Egyptian leader Anwar Sadat had already kicked Soviet military advisers out of his country. Now he was ready to take another giant step toward the American camp. In September 1978, he accepted Mr. Carter's invitation to join Israeli Prime Minister Menachem Begin for talks at the presidential retreat at Camp David.
After 16 days, the two leaders (at the time called "unguided missiles" by an unnamed State Department official) shook hands on a historic pact. Egypt would get back the Sinai, captured by Israel in 1967, in return for a pledge to normalize Egyptian-Israeli relations.
In a second part of the accords, Israel recognized the "legitimate rights" of the Palestinian people and agreed that the Palestinian problem needed to be solved in all its aspects.
Details of this solution, however, were to come later - and, of course, they did not. Mr. Begin apparently had no intention of letting go of the occupied territories where Palestinians lived, and as Carter's presidency began to sink under the weight of the energy crisis and the American hostages in Iran, US attention drifted elsewhere.
A Camp David agreement that "at first looked like a diplomatic triumph proved short-lived and shortsighted," writes Oxford's Mr. Shlaim.
Since then, the situation on the ground has changed only at the margins. Israel has continued to dot the territories with Jewish settlements, to the chagrin of a series of US presidents. The 1993 Oslo accords gave the Palestinians authority over some areas. But to many in the refugee camps, it has been too little, too late. Now the region is spiraling downward in a renewed cycle of violence.
Many Palestinians of this generation believe Israel will never grant them a full nation - only a half-state, with responsibility for water purification and garbage collection and little else.
Israelis worry that even this might be too much, and that the areas ceded so far could become a launching pad for terrorist and military action aimed at pushing the Jewish state back into the sea.
It is the emotions generated by this long cycle of shuttle diplomacy - of expectations raised and hopes dashed - that ordinary Arabs talk about when they say they understand why Al Qaeda terrorists hate the US. It is a hatred that Osama bin Laden expresses in fierce terms.
His videotaped statement of Oct. 7 ends with these words: "Neither America nor the people who live in it will dream of security before we live it in Palestine."
Translation: The US will be subject to terrorist attacks as long as it allies itself with Israel. Indeed, the danger might continue as long as Israel exists.
Whether resolving the plight of displaced Palestinians is truly one of bin Laden's main goals is an open question. Furthermore, it is virtually unthinkable that the US would ever sever, or significantly reduce, its ties with Israel, terrorist blackmail or no. Too many cultural and economic links bind the two democracies for that.

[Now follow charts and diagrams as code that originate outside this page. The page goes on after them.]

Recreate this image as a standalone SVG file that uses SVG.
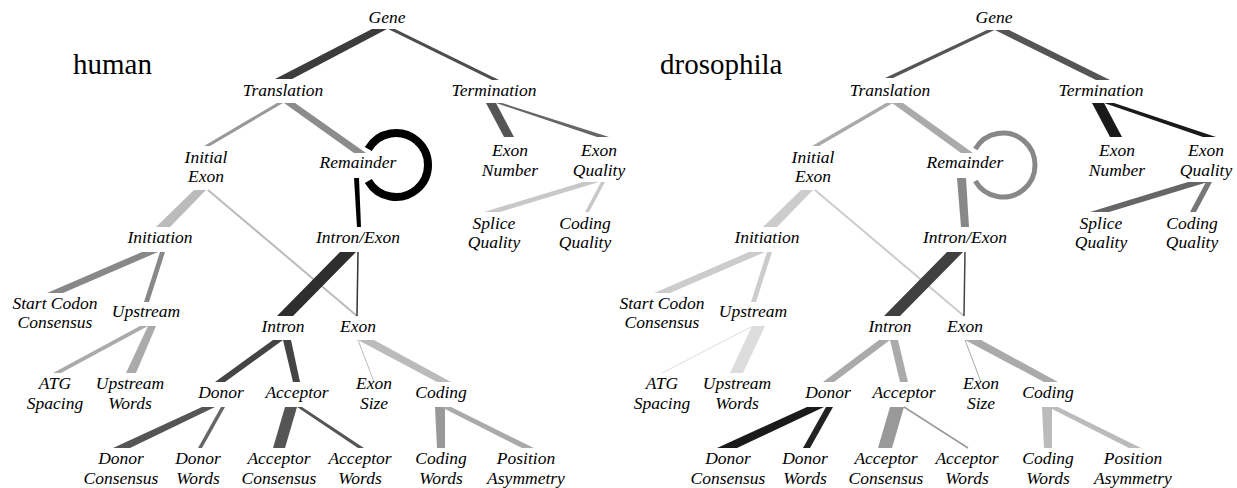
<svg xmlns="http://www.w3.org/2000/svg" width="1237" height="488" viewBox="0 0 1237 488">
<style>
text{font-family:"Liberation Serif","Times New Roman",serif;}
.n{font-size:17.5px;font-style:italic;text-anchor:middle;fill:#000;}
.t{font-size:29px;fill:#000;}
.ln{fill:none;}
</style>
<rect width="1237" height="488" fill="#fff"/>
<g id="connectors">
 <g id="human-edges">
  <polygon points="372,29 387,29 292,79 275,79" fill="#3c3c3c"/>
  <polygon points="388,29 395,29 499,80 492,80" fill="#4d4d4d"/>
  <polygon points="277,103 283,103 210,146 204,146" fill="#999"/>
  <polygon points="284,103 295,103 366,153 354,153" fill="#8c8c8c"/>
  <path d="M368.3,149 A32,32 0 1,1 368.3,181" class="ln" stroke="#000" stroke-width="8"/>
  <polygon points="486,103 496,103 514,137 504,137" fill="#555"/>
  <polygon points="496,103 502,103 609,137 597,137" fill="#666"/>
  <polygon points="194,190 206,190 170,227 156,227" fill="#bbb"/>
  <line x1="208" y1="190" x2="357" y2="316" stroke="#bbb" stroke-width="2"/>
  <polygon points="354,178 359,178 361,227 357,227" fill="#000"/>
  <polygon points="583,182 599,182 500,212 484,212" fill="#c8c8c8"/>
  <polygon points="601,182 605,182 589,212 585,212" fill="#c8c8c8"/>
  <polygon points="142,252 158,252 63,293 47,293" fill="#888"/>
  <polygon points="160,252 165,252 149,302 144,302" fill="#888"/>
  <polygon points="340,252 356,252 293,316 277,316" fill="#2e2e2e"/>
  <line x1="358" y1="252" x2="357" y2="316" stroke="#333" stroke-width="1.5"/>
  <polygon points="140,326 148,326 61,373 53,373" fill="#aaa"/>
  <polygon points="148,326 156,326 136,373 126,373" fill="#aaa"/>
  <polygon points="273,340 283,340 225,382 215,382" fill="#444"/>
  <polygon points="283,340 291,340 300,382 293,382" fill="#444"/>
  <line x1="358" y1="340" x2="374" y2="382" stroke="#bbb" stroke-width="1"/>
  <polygon points="358,340 374,340 451,382 437,382" fill="#bbb"/>
  <polygon points="202,407 215,407 130,448 113,448" fill="#555"/>
  <polygon points="221,407 225,407 202,448 198,448" fill="#666"/>
  <polygon points="285,407 297,407 285,448 273,448" fill="#555"/>
  <polygon points="297,407 302,407 364,448 358,448" fill="#555"/>
  <polygon points="435,407 445,407 445,448 437,448" fill="#999"/>
  <polygon points="441,407 451,407 534,448 522,448" fill="#aaa"/>
 </g>
 <g id="drosophila-edges">
  <polygon points="987,30 994.5,30 893,78 885,78" fill="#555"/>
  <polygon points="995,30 1009,30 1110,80 1096,80" fill="#555"/>
  <polygon points="886,103 893,103 819,146 812,146" fill="#aaa"/>
  <polygon points="892,103 903,103 973,153 961,153" fill="#aaa"/>
  <path d="M975.3,149 A32,32 0 1,1 975.3,181" class="ln" stroke="#888" stroke-width="5"/>
  <polygon points="1092,103 1104,103 1122,137 1110,137" fill="#1a1a1a"/>
  <polygon points="1104,103 1114,103 1216,137 1203,137" fill="#1a1a1a"/>
  <polygon points="801,190 813,190 777,227 763,227" fill="#ccc"/>
  <line x1="815" y1="190" x2="964" y2="316" stroke="#ccc" stroke-width="2"/>
  <polygon points="957,178 966,178 969,227 961,227" fill="#888"/>
  <polygon points="1188,182 1208,182 1109,212 1090,212" fill="#666"/>
  <polygon points="1206,182 1212,182 1196,212 1190,212" fill="#777"/>
  <polygon points="749,252 765,252 670,293 654,293" fill="#ccc"/>
  <polygon points="767,252 772,252 756,302 751,302" fill="#ccc"/>
  <polygon points="947,252 963,252 900,316 884,316" fill="#404040"/>
  <line x1="965" y1="252" x2="964" y2="316" stroke="#444" stroke-width="1.5"/>
  <line x1="751" y1="327" x2="662" y2="373" stroke="#ddd" stroke-width="1"/>
  <polygon points="752,326 765,326 743,373 730,373" fill="#ddd"/>
  <polygon points="879,340 890,340 834,382 823,382" fill="#aaa"/>
  <polygon points="890,340 898,340 908,382 900,382" fill="#aaa"/>
  <line x1="965" y1="340" x2="981" y2="382" stroke="#aaa" stroke-width="1"/>
  <polygon points="965,340 981,340 1058,382 1044,382" fill="#aaa"/>
  <polygon points="807,407 824,407 737,448 717,448" fill="#1a1a1a"/>
  <polygon points="826,407 833,407 810,448 803,448" fill="#222"/>
  <polygon points="890,407 904,407 892,448 878,448" fill="#999"/>
  <line x1="904" y1="407" x2="968" y2="448" stroke="#999" stroke-width="1.5"/>
  <polygon points="1042,407 1052,407 1052,448 1044,448" fill="#bbb"/>
  <polygon points="1048,407 1058,407 1141,448 1129,448" fill="#bbb"/>
 </g>
</g>
<text class="t" x="73" y="74">human</text>
<text class="t" x="660" y="74">drosophila</text>
<g id="human-tree">
 <g id="h-gene"><text class="n" x="387" y="23">Gene</text></g>
 <g id="h-translation"><text class="n" x="283" y="96">Translation</text></g>
 <g id="h-termination"><text class="n" x="494" y="96">Termination</text></g>
 <g id="h-initial-exon"><text class="n" x="206" y="162.5">Initial</text><text class="n" x="206" y="182">Exon</text></g>
 <g id="h-remainder"><text class="n" x="358" y="168">Remainder</text></g>
 <g id="h-exon-number"><text class="n" x="510" y="156">Exon</text><text class="n" x="510" y="175.5">Number</text></g>
 <g id="h-exon-quality"><text class="n" x="599" y="156">Exon</text><text class="n" x="599" y="175.5">Quality</text></g>
 <g id="h-splice-quality"><text class="n" x="494" y="228.5">Splice</text><text class="n" x="494" y="248">Quality</text></g>
 <g id="h-coding-quality"><text class="n" x="585" y="228.5">Coding</text><text class="n" x="585" y="248">Quality</text></g>
 <g id="h-initiation"><text class="n" x="160" y="243">Initiation</text></g>
 <g id="h-intron-exon"><text class="n" x="358" y="243">Intron/Exon</text></g>
 <g id="h-start-codon"><text class="n" x="55" y="308.5">Start Codon</text><text class="n" x="55" y="328">Consensus</text></g>
 <g id="h-upstream"><text class="n" x="146" y="317">Upstream</text></g>
 <g id="h-intron"><text class="n" x="283" y="332">Intron</text></g>
 <g id="h-exon"><text class="n" x="358" y="332">Exon</text></g>
 <g id="h-atg-spacing"><text class="n" x="55" y="389">ATG</text><text class="n" x="55" y="408.5">Spacing</text></g>
 <g id="h-upstream-words"><text class="n" x="130" y="389">Upstream</text><text class="n" x="130" y="408.5">Words</text></g>
 <g id="h-donor"><text class="n" x="221" y="398">Donor</text></g>
 <g id="h-acceptor"><text class="n" x="297" y="398">Acceptor</text></g>
 <g id="h-exon-size"><text class="n" x="374" y="389">Exon</text><text class="n" x="374" y="408.5">Size</text></g>
 <g id="h-coding"><text class="n" x="441" y="398">Coding</text></g>
 <g id="h-donor-consensus"><text class="n" x="121" y="464">Donor</text><text class="n" x="121" y="483.5">Consensus</text></g>
 <g id="h-donor-words"><text class="n" x="198" y="464">Donor</text><text class="n" x="198" y="483.5">Words</text></g>
 <g id="h-acceptor-consensus"><text class="n" x="279" y="464">Acceptor</text><text class="n" x="279" y="483.5">Consensus</text></g>
 <g id="h-acceptor-words"><text class="n" x="360" y="464">Acceptor</text><text class="n" x="360" y="483.5">Words</text></g>
 <g id="h-coding-words"><text class="n" x="441" y="464">Coding</text><text class="n" x="441" y="483.5">Words</text></g>
 <g id="h-position-asymmetry"><text class="n" x="526" y="464">Position</text><text class="n" x="526" y="483.5">Asymmetry</text></g>
</g>
<g id="drosophila-tree" transform="translate(607,0)">
 <g id="d-gene"><text class="n" x="387" y="23">Gene</text></g>
 <g id="d-translation"><text class="n" x="283" y="96">Translation</text></g>
 <g id="d-termination"><text class="n" x="494" y="96">Termination</text></g>
 <g id="d-initial-exon"><text class="n" x="206" y="162.5">Initial</text><text class="n" x="206" y="182">Exon</text></g>
 <g id="d-remainder"><text class="n" x="358" y="168">Remainder</text></g>
 <g id="d-exon-number"><text class="n" x="510" y="156">Exon</text><text class="n" x="510" y="175.5">Number</text></g>
 <g id="d-exon-quality"><text class="n" x="599" y="156">Exon</text><text class="n" x="599" y="175.5">Quality</text></g>
 <g id="d-splice-quality"><text class="n" x="494" y="228.5">Splice</text><text class="n" x="494" y="248">Quality</text></g>
 <g id="d-coding-quality"><text class="n" x="585" y="228.5">Coding</text><text class="n" x="585" y="248">Quality</text></g>
 <g id="d-initiation"><text class="n" x="160" y="243">Initiation</text></g>
 <g id="d-intron-exon"><text class="n" x="358" y="243">Intron/Exon</text></g>
 <g id="d-start-codon"><text class="n" x="55" y="308.5">Start Codon</text><text class="n" x="55" y="328">Consensus</text></g>
 <g id="d-upstream"><text class="n" x="146" y="317">Upstream</text></g>
 <g id="d-intron"><text class="n" x="283" y="332">Intron</text></g>
 <g id="d-exon"><text class="n" x="358" y="332">Exon</text></g>
 <g id="d-atg-spacing"><text class="n" x="55" y="389">ATG</text><text class="n" x="55" y="408.5">Spacing</text></g>
 <g id="d-upstream-words"><text class="n" x="130" y="389">Upstream</text><text class="n" x="130" y="408.5">Words</text></g>
 <g id="d-donor"><text class="n" x="221" y="398">Donor</text></g>
 <g id="d-acceptor"><text class="n" x="297" y="398">Acceptor</text></g>
 <g id="d-exon-size"><text class="n" x="374" y="389">Exon</text><text class="n" x="374" y="408.5">Size</text></g>
 <g id="d-coding"><text class="n" x="441" y="398">Coding</text></g>
 <g id="d-donor-consensus"><text class="n" x="121" y="464">Donor</text><text class="n" x="121" y="483.5">Consensus</text></g>
 <g id="d-donor-words"><text class="n" x="198" y="464">Donor</text><text class="n" x="198" y="483.5">Words</text></g>
 <g id="d-acceptor-consensus"><text class="n" x="279" y="464">Acceptor</text><text class="n" x="279" y="483.5">Consensus</text></g>
 <g id="d-acceptor-words"><text class="n" x="360" y="464">Acceptor</text><text class="n" x="360" y="483.5">Words</text></g>
 <g id="d-coding-words"><text class="n" x="441" y="464">Coding</text><text class="n" x="441" y="483.5">Words</text></g>
 <g id="d-position-asymmetry"><text class="n" x="526" y="464">Position</text><text class="n" x="526" y="483.5">Asymmetry</text></g>
</g>
</svg>
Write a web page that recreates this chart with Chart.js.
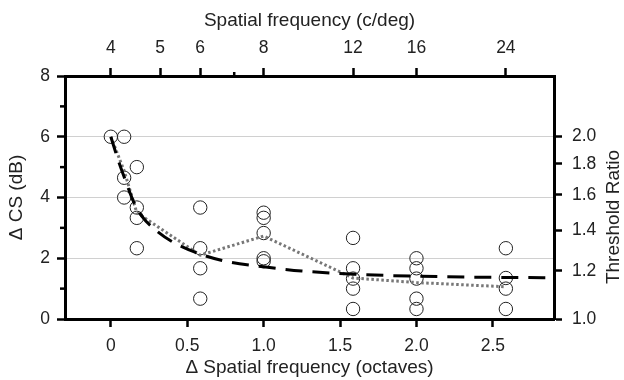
<!DOCTYPE html>
<html>
<head>
<meta charset="utf-8">
<script src="https://cdn.jsdelivr.net/npm/chart.js@4"></script>
<style>
  html, body { margin: 0; padding: 0; background: #fff; }
  #wrap { width: 624px; height: 380px; }
</style>
</head>
<body>
<div id="wrap"><canvas id="mycanvas"></canvas></div>
<script>
// individual observers (octaves from 4 c/deg, delta CS in dB)
var pointOctaves = [0,
  0.087, 0.087, 0.087,
  0.17, 0.17, 0.17, 0.17,
  0.585, 0.585, 0.585, 0.585,
  1.0, 1.0, 1.0, 1.0, 1.0,
  1.585, 1.585, 1.585, 1.585, 1.585,
  2.0, 2.0, 2.0, 2.0, 2.0,
  2.585, 2.585, 2.585, 2.585];
var pointDeltaCS = [6.0,
  6.0, 4.65, 4.0,
  5.0, 3.67, 3.33, 2.33,
  3.67, 2.33, 1.67, 0.67,
  3.5, 3.33, 2.83, 2.0, 1.9,
  2.67, 1.67, 1.33, 1.0, 0.33,
  2.0, 1.67, 1.33, 0.67, 0.33,
  2.33, 1.35, 1.0, 0.33];

// mean line (gray dotted)
var meanOctaves = [0, 0.087, 0.17, 0.585, 1.0, 1.585, 2.0, 2.585];
var meanDeltaCS = [6.0, 4.88, 3.5, 2.1, 2.73, 1.35, 1.2, 1.06];

// fitted curve (black dashed)
var fitOctaves = [0, 0.05, 0.1, 0.15, 0.2, 0.3, 0.4, 0.55, 0.75, 1.0, 1.25, 1.6, 2.0, 2.5, 2.9];
var fitDeltaCS = [6.0, 5.2, 4.5, 3.85, 3.4, 2.9, 2.55, 2.2, 1.9, 1.72, 1.58, 1.47, 1.41, 1.37, 1.36];

var octaveTicks = [0, 0.5, 1, 1.5, 2, 2.5];
var freqTicks = [4, 5, 6, 7, 8, 12, 16, 24];
var csTicks = [0, 2, 4, 6, 8];
var csMinorTicks = [1, 3, 5, 7];
var ratioTicks = [1.0, 1.2, 1.4, 1.6, 1.8, 2.0];

var FONT = "'Liberation Sans', Arial, Helvetica, sans-serif";

function toXY(xs, ys) {
  var out = [];
  for (var i in xs) out.push({x: xs[i], y: ys[i]});
  return out;
}

var extras = {
  id: 'extras',
  afterDraw: function(chart) {
    var ctx = chart.ctx;
    var y = chart.scales.y, x2 = chart.scales.x2;
    ctx.save();
    ctx.strokeStyle = '#000';
    ctx.lineWidth = 2.5;
    // short minor ticks on the left axis
    csMinorTicks.forEach(function(v) {
      var py = y.getPixelForValue(v);
      ctx.beginPath();
      ctx.moveTo(y.right, py);
      ctx.lineTo(y.right - 5, py);
      ctx.stroke();
    });
    // short tick for 7 c/deg on the top axis
    var px = x2.getPixelForValue(Math.log2(7 / 4));
    ctx.beginPath();
    ctx.moveTo(px, x2.bottom);
    ctx.lineTo(px, x2.bottom - 4);
    ctx.stroke();
    // right axis title, reading bottom to top
    ctx.fillStyle = '#222';
    ctx.font = '19px ' + FONT;
    ctx.textAlign = 'center';
    ctx.textBaseline = 'middle';
    ctx.translate(614, 217);
    ctx.rotate(-Math.PI / 2);
    ctx.fillText('Threshold Ratio', 0, 0);
    ctx.restore();
  }
};

var tickFont = {family: FONT, size: 17.5};
var titleFont = {family: FONT, size: 19};

var ctx = document.getElementById('mycanvas');
var chart = new Chart(ctx, {
  type: 'scatter',
  data: {
    datasets: [
      {
        label: 'fit',
        data: toXY(fitOctaves, fitDeltaCS),
        showLine: true,
        borderColor: '#000',
        borderWidth: 3,
        borderDash: [17, 10],
        pointRadius: 0,
        cubicInterpolationMode: 'monotone',
        fill: false
      },
      {
        label: 'mean',
        data: toXY(meanOctaves, meanDeltaCS),
        showLine: true,
        borderColor: '#777',
        borderWidth: 3,
        borderDash: [2.5, 2.5],
        pointRadius: 0,
        tension: 0,
        fill: false
      },
      {
        label: 'observers',
        data: toXY(pointOctaves, pointDeltaCS),
        showLine: false,
        pointRadius: 6.7,
        pointBorderWidth: 1,
        borderColor: '#222',
        backgroundColor: 'rgba(0,0,0,0)',
        pointBackgroundColor: 'rgba(0,0,0,0)'
      }
    ]
  },
  options: {
    responsive: true,
    maintainAspectRatio: false,
    animation: false,
    layout: {padding: 0},
    plugins: {legend: {display: false}, tooltip: {enabled: false}},
    scales: {
      x: {
        type: 'linear', position: 'bottom', min: -0.3, max: 2.9,
        afterBuildTicks: function(s) { s.ticks = octaveTicks.map(function(v) { return {value: v}; }); },
        afterFit: function(s) { s.height = 61; },
        ticks: {
          autoSkip: false, maxRotation: 0, padding: 9, color: '#222', font: tickFont,
          callback: function(v) { return v === 0 ? '0' : v.toFixed(1); }
        },
        grid: {drawOnChartArea: false, drawTicks: true, tickLength: 8, tickWidth: 2.5, tickColor: '#000'},
        border: {display: true, width: 3, color: '#000'},
        title: {display: true, text: 'Δ Spatial frequency (octaves)', color: '#222', font: titleFont, padding: {top: 0, bottom: 1}}
      },
      x2: {
        type: 'linear', position: 'top', min: -0.3, max: 2.9,
        afterBuildTicks: function(s) { s.ticks = freqTicks.map(function(f) { return {value: Math.log2(f / 4)}; }); },
        afterFit: function(s) { s.height = 76; },
        ticks: {
          autoSkip: false, maxRotation: 0, padding: 9, color: '#222', font: tickFont,
          callback: function(v, i) { return freqTicks[i] === 7 ? '' : String(freqTicks[i]); }
        },
        grid: {
          drawOnChartArea: false, drawTicks: true, tickLength: 8, tickWidth: 2.5,
          tickColor: function(c) { return freqTicks[c.index] === 7 ? 'rgba(0,0,0,0)' : '#000'; }
        },
        border: {display: true, width: 3, color: '#000'},
        title: {display: true, text: 'Spatial frequency (c/deg)', color: '#222', font: titleFont, padding: {top: 9, bottom: 0}}
      },
      y: {
        type: 'linear', position: 'left', min: 0, max: 8,
        afterBuildTicks: function(s) { s.ticks = csTicks.map(function(v) { return {value: v}; }); },
        afterFit: function(s) { s.width = 65; },
        ticks: {autoSkip: false, padding: 7, color: '#222', font: tickFont},
        grid: {
          drawOnChartArea: true, drawTicks: true, tickLength: 8, tickWidth: 2.5, tickColor: '#000', lineWidth: 1,
          color: function(c) { return (c.tick && (c.tick.value === 0 || c.tick.value === 8)) ? 'rgba(0,0,0,0)' : '#d0d0d0'; }
        },
        border: {display: true, width: 3, color: '#000'},
        title: {display: true, text: 'Δ CS (dB)', color: '#222', font: titleFont, padding: {top: 5, bottom: 0}}
      },
      y2: {
        type: 'linear', position: 'right', min: 0, max: 8,
        afterBuildTicks: function(s) { s.ticks = ratioTicks.map(function(r) { return {value: 20 * Math.log10(r)}; }); },
        afterFit: function(s) { s.width = 70; },
        ticks: {
          autoSkip: false, padding: 10, color: '#222', font: tickFont,
          callback: function(v, i) { return ratioTicks[i].toFixed(1); }
        },
        grid: {drawOnChartArea: false, drawTicks: true, tickLength: 8, tickWidth: 2.5, tickColor: '#000'},
        border: {display: true, width: 3, color: '#000'}
      }
    }
  },
  plugins: [extras]
});
</script>
</body>
</html>
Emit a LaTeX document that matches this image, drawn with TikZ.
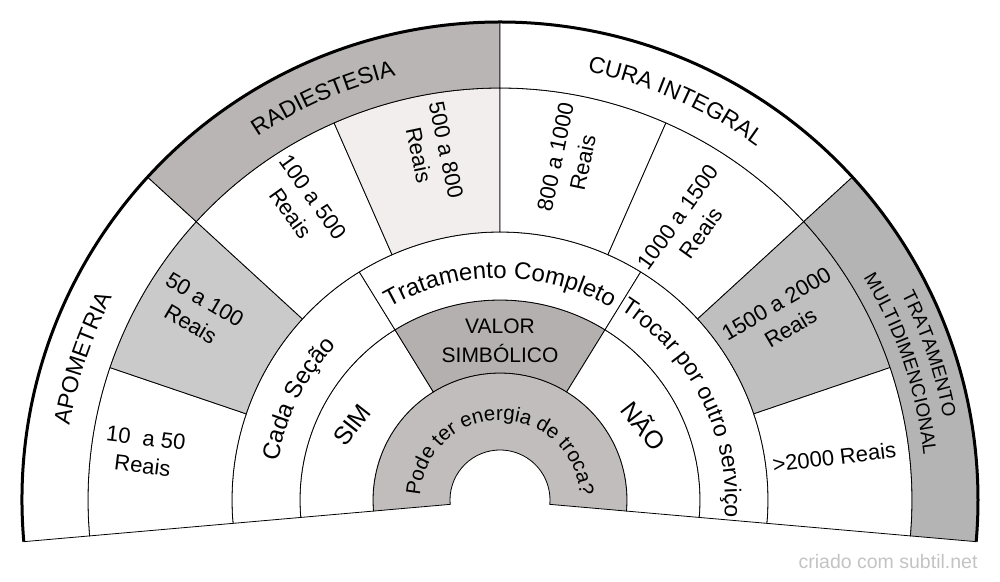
\documentclass[tikz,border=0pt]{standalone}
\usepackage{fontspec}
\setmainfont{Liberation Sans}
\usepackage{tikz}
\usetikzlibrary{decorations.text}
\definecolor{radiest}{RGB}{184,181,180}
\definecolor{multi}{RGB}{180,180,180}
\definecolor{cinzaclaro}{RGB}{203,202,202}
\definecolor{rosado}{RGB}{242,238,238}
\definecolor{cinzamedio}{RGB}{192,191,191}
\definecolor{valor}{RGB}{181,176,176}
\definecolor{troca}{RGB}{192,189,188}
\definecolor{marca}{RGB}{195,195,195}
\tikzset{
fatia/.style={draw=black,line width=0.8pt},
preco/.style={font=\fontsize{22}{28}\selectfont,align=center},
curva/.style={decorate,decoration={text along path,text align=center,text={#1}}}
}
\begin{document}
\begin{tikzpicture}[x=1pt,y=1pt]
\useasboundingbox (-500,-81) rectangle (500,500);
\foreach \a/\b/\r/\R/\c in {185/-5/50/127/troca,
185/121.67/127/200/white,121.67/58.33/127/200/valor,58.33/-5/127/200/white,
185/121.67/200/268/white,121.67/58.33/200/268/white,58.33/-5/200/268/white,
185/161.25/268/412/white,161.25/137.5/268/412/cinzaclaro,137.5/113.75/268/412/white,113.75/90/268/412/rosado,
90/66.25/268/412/white,66.25/42.5/268/412/white,42.5/18.75/268/412/cinzamedio,18.75/-5/268/412/white,
185/137.5/412/478/white,137.5/90/412/478/radiest,90/42.5/412/478/white,42.5/-5/412/478/multi}
\filldraw[fatia,fill=\c](\a:\r)arc[start angle=\a,end angle=\b,radius=\r]--(\b:\R)arc[start angle=\b,end angle=\a,radius=\R]--cycle;
\draw[line width=3pt](185:478)arc[start angle=185,end angle=-5,radius=478];
\path[curva={|\fontsize{20.5}{21}\selectfont|Pode ter energia de troca?}](185:80)arc[start angle=185,end angle=-5,radius=80];
\node[font=\fontsize{21}{29}\selectfont,align=center](valor) at (0,159){VALOR\\SIMBÓLICO};
\node[font=\fontsize{25}{25}\selectfont,rotate=52](sim) at (-148,75){SIM};
\node[font=\fontsize{25}{25}\selectfont,rotate=-52](nao) at (145,75){NÃO};
\path[curva={|\fontsize{24}{24}\selectfont|Cada Seção}](185:225)arc[start angle=185,end angle=121.67,radius=225];
\path[curva={|\fontsize{24}{24}\selectfont|Tratamento Completo}](121.67:222)arc[start angle=121.67,end angle=58.33,radius=222];
\path[curva={|\fontsize{23}{23}\selectfont|Trocar por outro serviço}](58.33:225)arc[start angle=58.33,end angle=-5,radius=225];
\node[preco,rotate=-6.9](p10) at (172.3:359){10\ \ a 50\\Reais};
\node[preco,rotate=-30.6](p50) at (148.1:356){50 a 100\\Reais};
\node[preco,rotate=-54.4](p100) at (123.9:355){100 a 500\\Reais};
\node[preco,rotate=-78.1](p500) at (101:354){500 a 800\\Reais};
\node[preco,rotate=78.1](p800) at (78.5:347){800 a 1000\\Reais};
\node[preco,rotate=54.4](p1000) at (55.4:334){1000 a 1500\\Reais};
\node[preco,rotate=30.6](p1500) at (33:338){1500 a 2000\\Reais};
\node[preco,rotate=6.9](p2000) at (7.3:337){>2000 Reais};
\path[curva={|\fontsize{23}{23}\selectfont|APOMETRIA}](185:437)arc[start angle=185,end angle=137.5,radius=437];
\path[curva={|\fontsize{23}{23}\selectfont|RADIESTESIA}](137.5:437)arc[start angle=137.5,end angle=90,radius=437];
\path[curva={|\fontsize{23}{23}\selectfont|CURA INTEGRAL}](90:437)arc[start angle=90,end angle=42.5,radius=437];
\path[curva={|\fontsize{19}{19}\selectfont|TRATAMENTO}](42.5:451)arc[start angle=42.5,end angle=-5,radius=451];
\path[curva={|\fontsize{19}{19}\selectfont|MULTIDIMENCIONAL}](42.5:426)arc[start angle=42.5,end angle=-5,radius=426];
\node[anchor=east,text=marca,font=\fontsize{19.5}{20}\selectfont](wm) at (481,-62){criado com subtil.net};
\end{tikzpicture}
\end{document}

Other US allies in the region are authoritarian, or monarchies, or some combination of the two. In Saudi Arabia, the royal family could conceivably be overthrown by extremist religious factions, as happened to the Shah of Iran in 1979. That won't happen in Israel.
"It is the only really reliable regime in the area," says Shaul Gabbay of the Institute for the Study of Israel in the Middle East at the University of Denver.
Still, events of Sept. 11 and their aftermath have focused Americans' attention on their nation's ties with Israel to a degree not seen since the Arab oil embargo of 1973.
"The American public is now waking up to the cost of the relationship with Israel," says Professor Lukacs. "This is a question that has never been addressed in the past."